>>>>>
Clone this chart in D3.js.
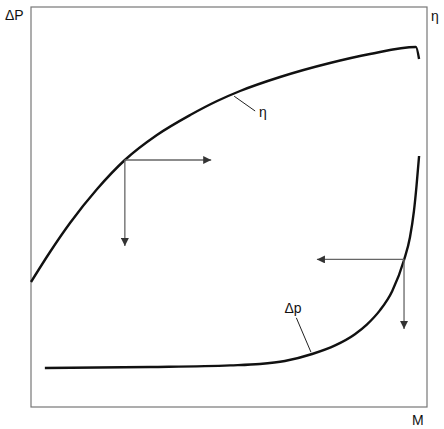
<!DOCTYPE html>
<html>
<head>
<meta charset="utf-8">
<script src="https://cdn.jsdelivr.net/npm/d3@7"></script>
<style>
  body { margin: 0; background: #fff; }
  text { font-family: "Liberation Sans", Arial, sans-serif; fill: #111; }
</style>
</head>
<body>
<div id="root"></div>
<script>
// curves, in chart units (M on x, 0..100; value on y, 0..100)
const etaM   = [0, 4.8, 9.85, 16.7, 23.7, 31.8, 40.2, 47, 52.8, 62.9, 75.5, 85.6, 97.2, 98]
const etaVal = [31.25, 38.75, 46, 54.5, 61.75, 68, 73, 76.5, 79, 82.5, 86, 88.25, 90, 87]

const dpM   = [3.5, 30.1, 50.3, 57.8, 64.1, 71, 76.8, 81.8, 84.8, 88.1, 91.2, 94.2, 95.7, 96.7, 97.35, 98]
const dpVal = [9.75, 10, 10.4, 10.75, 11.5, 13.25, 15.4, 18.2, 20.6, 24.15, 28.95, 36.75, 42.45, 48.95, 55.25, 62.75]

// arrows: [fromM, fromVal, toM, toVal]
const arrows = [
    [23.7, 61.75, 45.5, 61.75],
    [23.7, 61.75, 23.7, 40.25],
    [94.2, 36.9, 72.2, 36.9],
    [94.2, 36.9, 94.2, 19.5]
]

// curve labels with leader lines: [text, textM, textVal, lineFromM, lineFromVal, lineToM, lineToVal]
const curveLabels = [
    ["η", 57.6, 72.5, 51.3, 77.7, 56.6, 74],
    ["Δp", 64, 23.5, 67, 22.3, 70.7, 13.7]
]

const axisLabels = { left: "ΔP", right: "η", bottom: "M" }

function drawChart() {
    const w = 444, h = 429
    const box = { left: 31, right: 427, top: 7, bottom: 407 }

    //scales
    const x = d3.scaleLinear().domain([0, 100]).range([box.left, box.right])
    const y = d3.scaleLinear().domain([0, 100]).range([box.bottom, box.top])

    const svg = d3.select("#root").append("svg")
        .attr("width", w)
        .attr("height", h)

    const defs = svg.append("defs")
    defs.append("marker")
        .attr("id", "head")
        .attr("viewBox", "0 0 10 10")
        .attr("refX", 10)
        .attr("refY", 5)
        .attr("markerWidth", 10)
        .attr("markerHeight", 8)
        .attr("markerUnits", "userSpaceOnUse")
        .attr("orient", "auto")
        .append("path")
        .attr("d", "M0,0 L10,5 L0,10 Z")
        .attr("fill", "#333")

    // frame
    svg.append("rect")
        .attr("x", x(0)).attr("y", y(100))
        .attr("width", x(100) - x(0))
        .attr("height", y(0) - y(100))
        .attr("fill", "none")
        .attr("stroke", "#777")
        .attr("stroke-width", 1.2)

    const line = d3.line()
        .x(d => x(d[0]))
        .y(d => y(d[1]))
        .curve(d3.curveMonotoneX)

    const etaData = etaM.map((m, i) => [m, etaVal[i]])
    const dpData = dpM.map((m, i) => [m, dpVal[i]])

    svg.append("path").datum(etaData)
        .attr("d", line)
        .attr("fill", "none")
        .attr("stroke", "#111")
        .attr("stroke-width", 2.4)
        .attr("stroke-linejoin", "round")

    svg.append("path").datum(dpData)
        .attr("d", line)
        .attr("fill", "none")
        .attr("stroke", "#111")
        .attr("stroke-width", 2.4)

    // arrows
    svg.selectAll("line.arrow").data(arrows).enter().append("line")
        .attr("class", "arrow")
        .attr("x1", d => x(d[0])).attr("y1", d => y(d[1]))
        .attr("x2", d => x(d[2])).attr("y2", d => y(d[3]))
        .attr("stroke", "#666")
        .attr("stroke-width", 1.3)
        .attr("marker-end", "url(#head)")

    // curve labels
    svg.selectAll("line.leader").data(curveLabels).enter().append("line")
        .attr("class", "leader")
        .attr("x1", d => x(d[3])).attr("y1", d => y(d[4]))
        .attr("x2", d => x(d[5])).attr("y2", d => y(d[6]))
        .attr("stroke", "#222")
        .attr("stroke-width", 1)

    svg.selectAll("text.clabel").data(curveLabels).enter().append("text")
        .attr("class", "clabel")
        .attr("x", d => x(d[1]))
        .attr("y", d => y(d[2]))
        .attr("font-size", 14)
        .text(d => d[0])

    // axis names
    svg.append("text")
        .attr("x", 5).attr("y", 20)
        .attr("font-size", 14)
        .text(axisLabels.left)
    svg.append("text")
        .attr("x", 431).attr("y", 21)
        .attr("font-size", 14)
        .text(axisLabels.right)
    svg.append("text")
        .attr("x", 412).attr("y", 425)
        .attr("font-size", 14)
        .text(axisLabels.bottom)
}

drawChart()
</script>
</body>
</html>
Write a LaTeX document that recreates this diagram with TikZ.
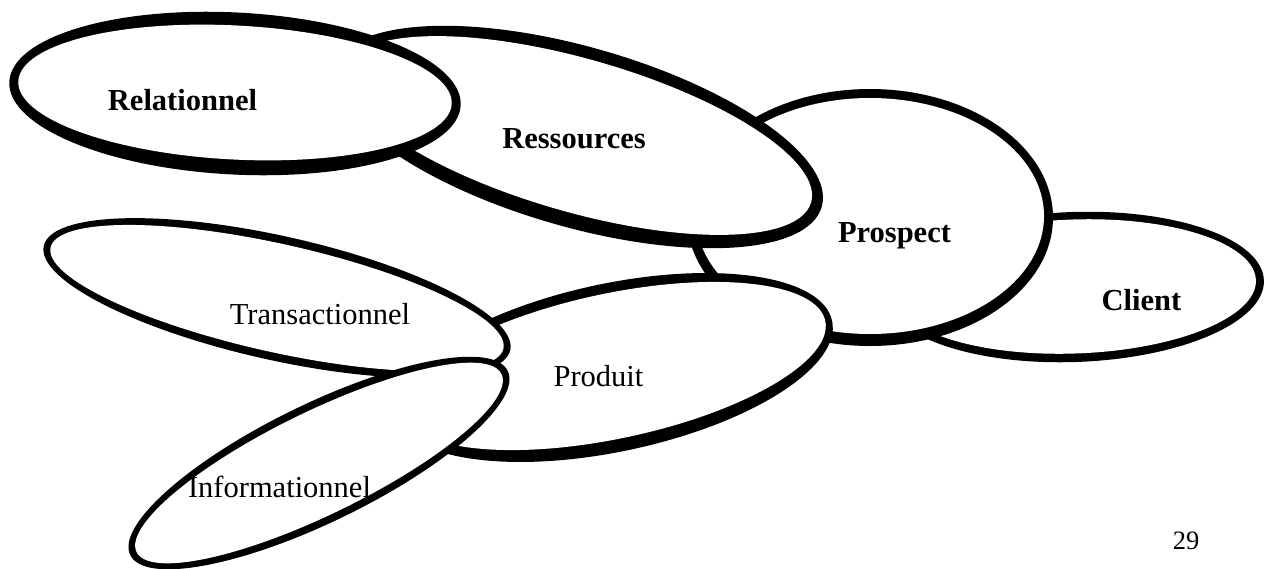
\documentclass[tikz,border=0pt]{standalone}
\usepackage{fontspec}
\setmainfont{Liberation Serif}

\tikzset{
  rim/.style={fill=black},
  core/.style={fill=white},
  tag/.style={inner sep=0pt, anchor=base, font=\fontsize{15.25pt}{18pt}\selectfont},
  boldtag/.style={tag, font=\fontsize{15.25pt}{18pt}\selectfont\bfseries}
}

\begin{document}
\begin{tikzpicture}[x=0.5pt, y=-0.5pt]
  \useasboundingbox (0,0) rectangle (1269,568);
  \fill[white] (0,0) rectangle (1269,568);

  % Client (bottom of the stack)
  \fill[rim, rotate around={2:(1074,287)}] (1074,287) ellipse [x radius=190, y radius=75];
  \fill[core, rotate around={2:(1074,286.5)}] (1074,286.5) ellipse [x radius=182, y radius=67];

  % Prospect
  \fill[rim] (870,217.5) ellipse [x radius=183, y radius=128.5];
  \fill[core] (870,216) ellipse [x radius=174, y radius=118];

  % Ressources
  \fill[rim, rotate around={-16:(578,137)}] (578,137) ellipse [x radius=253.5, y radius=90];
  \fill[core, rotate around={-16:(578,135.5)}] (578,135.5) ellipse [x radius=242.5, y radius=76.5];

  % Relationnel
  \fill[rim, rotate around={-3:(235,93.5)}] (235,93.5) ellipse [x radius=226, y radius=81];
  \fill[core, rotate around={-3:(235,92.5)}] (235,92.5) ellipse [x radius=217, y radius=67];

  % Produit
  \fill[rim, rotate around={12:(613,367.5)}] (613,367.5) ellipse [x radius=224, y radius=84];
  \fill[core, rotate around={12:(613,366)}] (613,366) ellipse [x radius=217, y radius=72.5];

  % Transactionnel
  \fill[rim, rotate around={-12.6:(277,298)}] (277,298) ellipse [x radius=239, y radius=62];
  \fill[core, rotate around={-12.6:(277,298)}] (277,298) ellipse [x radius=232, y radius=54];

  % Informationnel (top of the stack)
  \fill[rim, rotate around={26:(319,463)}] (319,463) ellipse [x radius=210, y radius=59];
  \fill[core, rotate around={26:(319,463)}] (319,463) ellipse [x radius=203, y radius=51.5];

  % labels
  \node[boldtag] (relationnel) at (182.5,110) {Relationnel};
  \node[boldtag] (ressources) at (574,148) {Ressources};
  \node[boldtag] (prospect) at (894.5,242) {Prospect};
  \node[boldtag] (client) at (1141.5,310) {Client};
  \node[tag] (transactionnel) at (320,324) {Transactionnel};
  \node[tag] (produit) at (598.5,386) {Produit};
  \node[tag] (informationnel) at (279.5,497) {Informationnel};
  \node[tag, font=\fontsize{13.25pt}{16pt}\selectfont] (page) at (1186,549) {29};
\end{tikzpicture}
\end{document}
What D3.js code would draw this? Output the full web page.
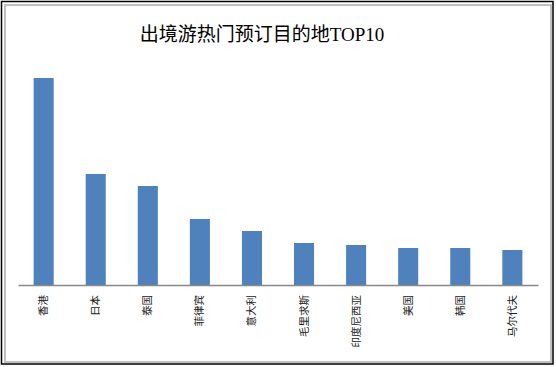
<<<<<
**WHAT IS NEEDED**
Across the material above, count every line holding "page" and write down only the number.

**OUTPUT OF THE EXERCISE**
2